Monday, November 12, 2007

107 bin zeytin ağacım var Remzi Bey'le iş yaparım


Vahap MUNYAR
vmunyar@hurriyet.com.tr
Hürriyet
7 Kasım 2007

GEÇEN cumartesi günü Aydın'daki "1'inci Zeytin ve Zeytinyağı Şenliği"ne gitmek üzere Türkiye İhracatçılar Meclisi (TİM) Başkanı Oğuz Satıcı ve Şişecam Genel Müdürü Doğan Arıkan'la İzmir Adnan Menderes Havalimanı'ndan çıkarken Ramsey markasıyla bilinen Gürmen Giyim'in patronu Remzi Gür'le karşılaştık.

Ramsey markasını İngiltere'de yaratan, Türkiye'de iki fabrika kurup hem kendi markalarını üreten, hem de dünyanın ünlü hazır giyim markalarına üretim yapan Remzi Gür, son yıllarda kamuoyunun gündemine daha çok "Başbakan Recep Tayyip Erdoğan'ın yakın arkadaşı" olarak geldi.

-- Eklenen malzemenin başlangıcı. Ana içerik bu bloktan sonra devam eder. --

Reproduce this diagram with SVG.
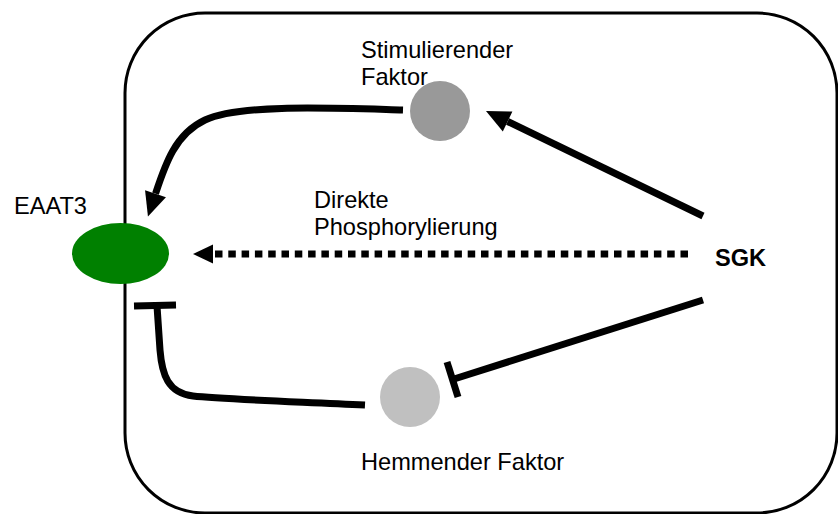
<svg xmlns="http://www.w3.org/2000/svg" width="838" height="514" viewBox="0 0 838 514">
  <style>
    .lbl { font-family: "Liberation Sans", Arial, sans-serif; font-size: 23.6px; fill: #000; }
    .bold { font-weight: bold; }
    .conn { fill: none; stroke: #000; stroke-width: 7; }
    .dot { stroke-dasharray: 7.5 5.8; }
  </style>
  <defs>
    <marker id="ah" markerUnits="userSpaceOnUse" markerWidth="24" markerHeight="22" refX="0" refY="11" orient="auto" overflow="visible">
      <path d="M0,0 L24,11 L0,22 z" fill="#000"/>
    </marker>
    <marker id="ahs" markerUnits="userSpaceOnUse" markerWidth="20" markerHeight="19" refX="0" refY="9.5" orient="auto" overflow="visible">
      <path d="M0,0 L20,9.5 L0,19 z" fill="#000"/>
    </marker>
  </defs>

  <g id="cell">
    <rect x="125" y="13" width="712" height="500" rx="80" ry="80" fill="none" stroke="#000" stroke-width="3"/>
  </g>

  <g id="connectors">
    <!-- SGK -> Stimulierender Faktor -->
    <path class="conn" d="M703,216 L507.6,121.5" marker-end="url(#ah)"/>
    <!-- Stimulierender Faktor -> EAAT3 -->
    <path class="conn" d="M403,110 C330,108 240,104 205,120 C175,134 165,165 155.5,193.7" marker-end="url(#ah)"/>
    <!-- SGK direct phosphorylation (dotted) -->
    <path class="conn dot" d="M688,254 L213,254" marker-end="url(#ahs)"/>
    <!-- SGK -| Hemmender Faktor -->
    <path class="conn" d="M703,300 L452.5,379.5"/>
    <path class="conn" d="M447,362 L458,397"/>
    <!-- Hemmender Faktor -| EAAT3 -->
    <path class="conn" d="M365,405 C280,401 220,399 193,396 C168,393 162,375 160,350 L157,306"/>
    <path class="conn" d="M134,306 L176,305"/>
  </g>

  <g id="eaat3">
    <ellipse cx="120.5" cy="253.5" rx="48.5" ry="30.5" fill="#008000"/>
    <text class="lbl" x="14" y="214">EAAT3</text>
  </g>

  <g id="stimulierender-faktor">
    <circle cx="440" cy="111" r="30" fill="#999999"/>
    <text class="lbl" x="361" y="58">Stimulierender</text>
    <text class="lbl" x="361" y="85">Faktor</text>
  </g>

  <g id="hemmender-faktor">
    <circle cx="410" cy="397" r="30" fill="#c0c0c0"/>
    <text class="lbl" x="361" y="470">Hemmender Faktor</text>
  </g>

  <g id="sgk">
    <text class="lbl bold" x="715" y="266">SGK</text>
  </g>

  <g id="phospho-label">
    <text class="lbl" x="314" y="208">Direkte</text>
    <text class="lbl" x="314" y="235">Phosphorylierung</text>
  </g>
</svg>
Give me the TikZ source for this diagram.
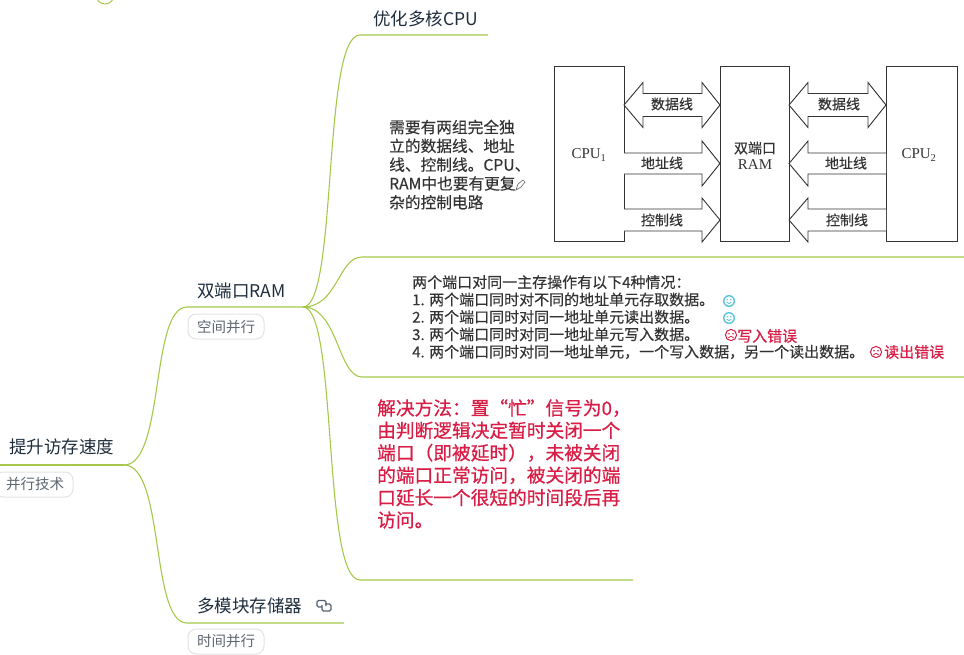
\documentclass[tikz,border=0pt]{standalone}
\usepackage{fontspec}
\setmainfont{Noto Sans CJK SC}
\newfontfamily\latinserif{Liberation Serif}
\newfontfamily\photofont[FakeBold=0.25]{Noto Sans CJK SC}
\newfontfamily\alertfont[FakeBold=0.7]{Noto Sans CJK SC}
\definecolor{branch}{HTML}{A5C84B}
\definecolor{inktext}{HTML}{1F2D3D}
\definecolor{tagline}{HTML}{E2E2E2}
\definecolor{tagtext}{HTML}{5E6670}
\definecolor{photoink}{HTML}{333333}
\definecolor{alertred}{HTML}{D81E46}
\definecolor{smile}{HTML}{5CC4E0}
\tikzset{
  limb/.style={draw=branch,line width=1.1pt},
  rootlimb/.style={draw=branch,line width=2.2pt},
  topic/.style={inner sep=0pt,anchor=west,text=inktext,font=\fontsize{17.5}{20}\selectfont},
  tagbox/.style={draw=tagline,line width=1pt,rounded corners=8pt,minimum height=25pt,text=tagtext,inner sep=0pt,font=\fontsize{14.5}{16}\selectfont},
  hwbox/.style={draw=photoink,line width=.9pt,inner sep=0pt},
  blockarrow/.style={draw=photoink,line width=.9pt,fill=white,line join=miter},
  wirelabel/.style={inner sep=0pt,text=photoink,font=\photofont\fontsize{14}{16}\selectfont},
  serifname/.style={inner sep=0pt,text=photoink,font=\latinserif\fontsize{15}{17}\selectfont},
  photonote/.style={inner sep=0pt,anchor=north west,align=left,text=photoink},
  alerttext/.style={inner sep=0pt,text=alertred,font=\alertfont\fontsize{15}{17}\selectfont},
  smileface/.pic={
    \fill[smile] (0,0) circle (6);
    \fill[white] (0,0) circle (4.6);
    \fill[smile] (-1.7,-1.3) circle (.8) (1.7,-1.3) circle (.8);
    \draw[smile,line width=.8pt] (-2.4,1) .. controls (-1,3) and (1,3) .. (2.4,1);
  },
  sadface/.pic={
    \draw[alertred,line width=1pt] (0,0) circle (5.6);
    \fill[alertred] (-2,-1.3) circle (.9) (2,-1.3) circle (.9);
    \draw[alertred,line width=.8pt] (-2.8,2.9) .. controls (-1,.8) and (1,.8) .. (2.8,2.9);
  }
}
\newcommand{\RightBlock}[6]{\draw[blockarrow] (#1,#4-#5) -- (#2,#4-#5) -- (#2,#4-#6) -- (#3,#4) -- (#2,#4+#6) -- (#2,#4+#5) -- (#1,#4+#5);}
\newcommand{\BothBlock}[7]{\draw[blockarrow] (#1,#5) -- (#2,#5-#7) -- (#2,#5-#6) -- (#3,#5-#6) -- (#3,#5-#7) -- (#4,#5) -- (#3,#5+#7) -- (#3,#5+#6) -- (#2,#5+#6) -- (#2,#5+#7) -- cycle;}
\begin{document}
\begin{tikzpicture}[x=1pt,y=-1pt]
\useasboundingbox (0,0) rectangle (964,654);
\clip (0,0) rectangle (964,654);

% ----- map branches
\coordinate (rootL) at (-2,465);
\coordinate (rootR) at (124,465);
\coordinate (dualL) at (187,307);
\coordinate (dualR) at (303,307);
\coordinate (multiL) at (187,623);
\coordinate (multiR) at (344,623);
\coordinate (optL) at (360,35);
\coordinate (optR) at (488,35);
\coordinate (photoTopL) at (362,257);
\coordinate (photoTopR) at (966,257);
\coordinate (photoMidL) at (362,377);
\coordinate (photoMidR) at (966,377);
\coordinate (fixL) at (360,580);
\coordinate (fixR) at (633,580);

\draw[branch,line width=1pt] (105,-5) circle (9);

\draw[rootlimb] (rootL) -- (rootR);
\draw[limb] (rootR) .. controls (165,465) and (150,307) .. (dualL) -- (dualR);
\draw[limb] (rootR) .. controls (165,465) and (150,623) .. (multiL) -- (multiR);
\draw[limb] (dualR) .. controls (338,307) and (322,35) .. (optL) -- (optR);
\draw[limb] (dualR) .. controls (338,307) and (338,257) .. (photoTopL) -- (photoTopR);
\draw[limb] (dualR) .. controls (338,307) and (338,377) .. (photoMidL) -- (photoMidR);
\draw[limb] (dualR) .. controls (338,307) and (322,580) .. (fixL) -- (fixR);

\node[topic] (optT) at (373,19) {优化多核CPU};
\node[topic] (dualT) at (197,291) {双端口RAM};
\node[topic] (rootT) at (9,447) {提升访存速度};
\node[topic] (multiT) at (197,606) {多模块存储器};
\node[tagbox,minimum width=78pt] (rootTag) at (34,484.5) {\hspace{2pt}并行技术};
\node[tagbox,minimum width=76pt] (dualTag) at (226,326.5) {空间并行};
\node[tagbox,minimum width=76pt] (multiTag) at (226,641.5) {时间并行};

% link icon
\draw[inktext!75,line width=1.1pt,rounded corners=1.5pt] (322,607) -- (317,607) -- (317,600.5) -- (326,600.5) -- (326,606);
\draw[inktext!75,line width=1.1pt,rounded corners=1.5pt] (325,604) -- (331,604) -- (331,611) -- (322,611) -- (322,605);

% ----- pasted note
\node[photonote,font=\photofont\fontsize{15.7}{18.8}\selectfont] (note) at (389,119.5)
  {需要有两组完全独\\立的数据线、地址\\线、控制线。CPU、\\RAM中也要有更复\\杂的控制电路};
\draw[photoink!70,line width=.7pt] (516,190) -- (518,184) -- (523,180) -- (525,182) -- (521,187) -- cycle;

% ----- hardware figure
\node[hwbox,minimum width=70pt,minimum height=175pt] (cpua) at (589,153.5) {};
\node[hwbox,minimum width=69pt,minimum height=175pt] (ram) at (754.5,153.5) {};
\node[hwbox,minimum width=71pt,minimum height=175pt] (cpub) at (921.5,153.5) {};
\BothBlock{624}{643}{702}{720}{105}{11.5}{22.5}
\BothBlock{789}{808}{868}{886}{105}{11.5}{22.5}
\RightBlock{624}{702}{720}{163.5}{10.5}{22.5}
\RightBlock{624}{702}{720}{220}{11}{22}
\RightBlock{886}{808}{789}{163.5}{10.5}{22.5}
\RightBlock{886}{808}{789}{220}{11}{22}
\node[serifname] (cpuaT) at (589,155) {CPU\textsubscript{1}};
\node[serifname] (cpubT) at (919,155) {CPU\textsubscript{2}};
\node[wirelabel] (ramTa) at (755,148) {双端口};
\node[serifname] (ramTb) at (755,165) {RAM};
\node[wirelabel] at (672,104) {数据线};
\node[wirelabel] at (839,104) {数据线};
\node[wirelabel] at (662,163) {地址线};
\node[wirelabel] at (846,163) {地址线};
\node[wirelabel] at (662,220) {控制线};
\node[wirelabel] at (847,220) {控制线};

% ----- four cases
\node[photonote,font=\photofont\fontsize{15}{17.4}\selectfont] (cases) at (412,275)
  {两个端口对同一主存操作有以下4种情况：\\
   1. 两个端口同时对不同的地址单元存取数据。\\
   2. 两个端口同时对同一地址单元读出数据。\\
   3. 两个端口同时对同一地址单元写入数据。\\
   4. 两个端口同时对同一地址单元，一个写入数据，另一个读出数据。};
\pic at (729,301) {smileface};
\pic at (729,318) {smileface};
\pic at (731,335) {sadface};
\node[alerttext,anchor=west] at (737,336) {写入错误};
\pic at (876,352) {sadface};
\node[alerttext,anchor=west] at (884,352) {读出错误};

% ----- resolution
\node[inner sep=0pt,anchor=north west,align=left,text=alertred,font=\alertfont\fontsize{18.7}{22.4}\selectfont] (fix) at (377,399)
  {解决方法：置“忙”信号为0，\\由判断逻辑决定暂时关闭一个\\端口（即被延时），未被关闭\\的端口正常访问，被关闭的端\\口延长一个很短的时间段后再\\访问。};
\end{tikzpicture}
\end{document}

Gür, bir yandan hazır giyim sektöründe faaliyetlerini sürdürürken, diğer taraftan Türkiye'de farklı sektörleri de incelemeye başladı. Aydın'da onun farklı arayışlarından birini öğrendim.

Remzi Gür, Aydın'dan bazı dostlarıyla, şenlik nedeniyle düzenlenen öğlen yemeğine uğradı. Yanındaki dostlarından biri Üzeyir Emre adlı zeytin üreticisi işadamıydı. Üzeyir Bey, yemekte yanımda oturan Ege Zeytin ve Zeytinyağı İhracatçıları Birliği eski Başkanı Deniz Ataç'ı tanıdı: "Deniz Hanım, tahmin edin bakalım, benim kaç zeytin ağacım var?"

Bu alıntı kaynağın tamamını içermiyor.